L'architecture de Yaoundé mise en place en 2013, confirmée trois ans plus tard à Lomé, vise à mailler l'ensemble de la zone avec un certain nombre de centres de commandement nationaux, au-dessus desquels sont placés, sur deux niveaux, des centres de plus grande envergure. L'idée est de coordonner et d'améliorer la coopération entre tous les acteurs locaux, pour une diffusion rapide de l'information et la mobilisation immédiate des moyens les plus adaptés pour agir, avant que les pirates n'aient eu le temps de commettre leurs forfaits. Cette manière de s'appuyer sur la volonté et les moyens des pays locaux apparaît à ce jour comme la meilleure des solutions.
Vous avez évoqué, Monsieur le député, le concept de « Présence Maritime Coordonnée » européenne en demandant s'il ne s'agissait pas d'une coquille vide : cela peut être un risque, d'où le fait que ce dispositif ne poursuit pas des objectifs démesurés. Chacun sait que les différents États européens peuvent avoir des intérêts propres à défendre. La France elle-même souhaite conserver son autonomie d'appréciation et d'action.
Néanmoins, la volonté existe de mieux coordonner et de synchroniser nos actions, quand cela est possible. Nous l'avons d'abord fait avec les pays les plus présents sur zone, l'Espagne, le Portugal, mais également le Danemark qui, s'il n'a pas de bâtiments engagés, est présent dans les états-majors et joue un rôle de conseil et de financeur assez actif dans le golfe de Guinée, où il a des intérêts maritimes. Cette entente quadripartite constitue une première base de coordination, l'idée étant qu'un bâtiment français ne se retrouve pas en même temps qu'un bâtiment portugais dans une même zone. La coordination n'est pas toujours simple du fait, des programmes d'activité respectifs des uns et des autres : la France, par exemple, peut estimer prioritaire de positionner ses moyens en un point particulier, pour répondre à des besoins propres. En tout état de cause, le dispositif n'est pas contraignant, chacun s'engageant à la hauteur de ce qu'il souhaite, dans une logique gagnant/gagnant.

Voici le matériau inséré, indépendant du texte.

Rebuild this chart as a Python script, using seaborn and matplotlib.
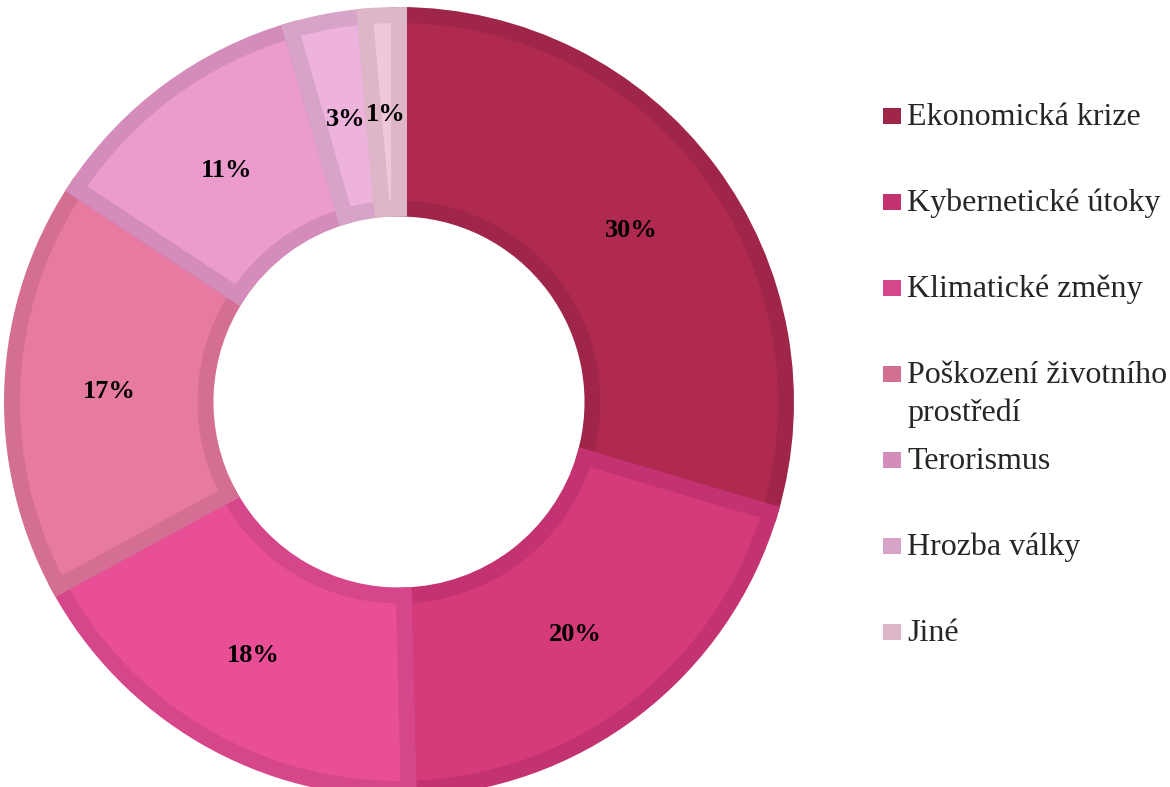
import matplotlib.pyplot as plt
from matplotlib.patches import Rectangle
import seaborn as sns

# ── Data ──────────────────────────────────────────────────────────────────────
categories = ['Ekonomická krize', 'Kybernetické útoky', 'Klimatické změny',
              'Poškození životního\nprostředí', 'Terorismus', 'Hrozba války', 'Jiné']
# shares (labels shown rounded)
shares = [29.6, 20.0, 17.5, 17.2, 11.2, 3.1, 1.4]
fill_colors = ['#B0294F', '#D53A79', '#E84F96', '#E67AA1', '#EB9BCC', '#EDB3DC', '#F0C8DA']
edge_colors = ['#A02649', '#C33271', '#D5478A', '#D46E93', '#D48CBB', '#D8A3C9', '#DDB7C7']

# ── Setup ─────────────────────────────────────────────────────────────────────
sns.set_theme(style="white")
plt.rcParams['font.family'] = ['Liberation Serif', 'DejaVu Serif']

W, H = 1170, 787
fig = plt.figure(figsize=(W / 100, H / 100), dpi=100)
ax = fig.add_axes([12 / W, -2 / H, 774 / W, 774 / H])

wedges, texts, autotexts = ax.pie(
    shares, colors=fill_colors, startangle=90, counterclock=False,
    radius=1, autopct=lambda p: f'{p:.0f}%', pctdistance=0.75,
    wedgeprops=dict(width=0.5),
    textprops=dict(fontsize=19, fontweight='bold', color='black'))
for t in autotexts:
    t.set_va('center_baseline')

# inner border: clip a thick edge to the wedge itself
for w, ec in zip(wedges, edge_colors):
    w.set_edgecolor(ec)
    w.set_linewidth(11.5)
    w.set_clip_path(w)

ax.set_xlim(-1, 1)
ax.set_ylim(-1, 1)
ax.set_aspect('equal')
ax.axis('off')

# ── Legend (Excel-like uniform spacing) ───────────────────────────────────────
x_box, x_txt = 883 / W, 907 / W
y0, step, line_h = 116, 86, 38
for i, (lab, ec) in enumerate(zip(categories, edge_colors)):
    yc = y0 + i * step
    fig.patches.append(Rectangle((x_box, 1 - (yc + 8) / H), 18 / W, 16 / H,
                                 transform=fig.transFigure, facecolor=ec,
                                 edgecolor='none'))
    for k, line in enumerate(lab.split('\n')):
        fig.text(x_txt, 1 - (yc + 9 + k * line_h) / H, line, fontsize=23,
                 va='baseline', ha='left')

plt.savefig('out.png', dpi=100)
plt.close()
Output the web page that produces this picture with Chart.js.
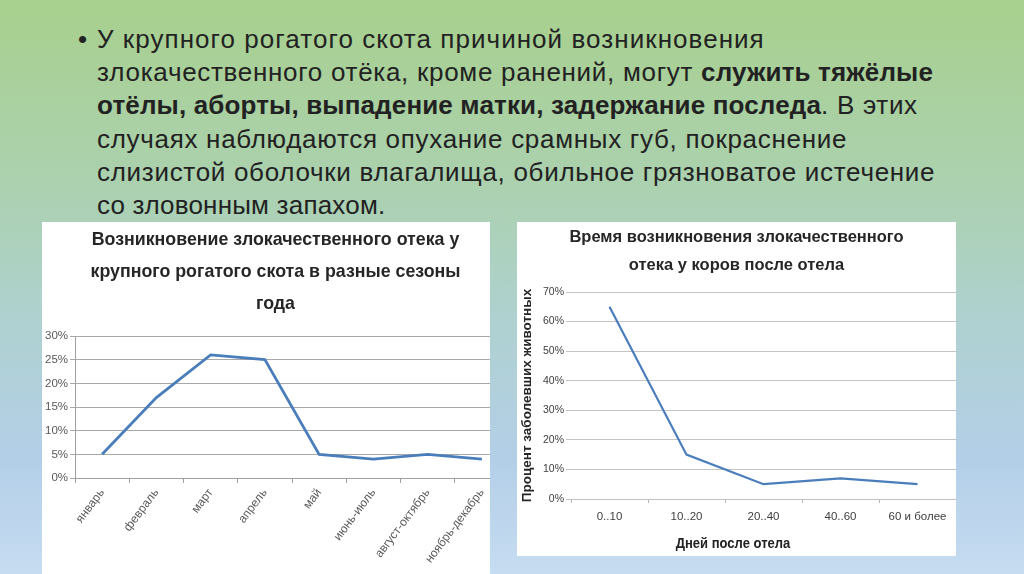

On peut imaginer étendre cette coordination à différentes initiatives européennes, telles que GoGIN, SWAIMS ou PESCAO, qui mobilisent des ressources considérables, pour gagner en efficacité.
L'architecture de Yaoundé est encore en phase de montée en puissance, et il faut la soutenir. Il est très bien que les pays africains se saisissent de leurs problèmes et cherchent à y répondre par eux-mêmes, étant entendu que nous les y aidons en leur fournissant du matériel, des conseils juridiques et stratégiques, mais aussi en les accompagnant sur le terrain pour aider notamment les marines locales à gagner en confiance.
J'ajoute que notre soutien est d'autant plus nécessaire que le processus de Yaoundé n'est pas véritablement soutenu par les nouveaux arrivants, comme la Chine et la Russie, qui ont des vues beaucoup plus « court-termistes » dans leur implication et attendent des retours sur investissement rapides.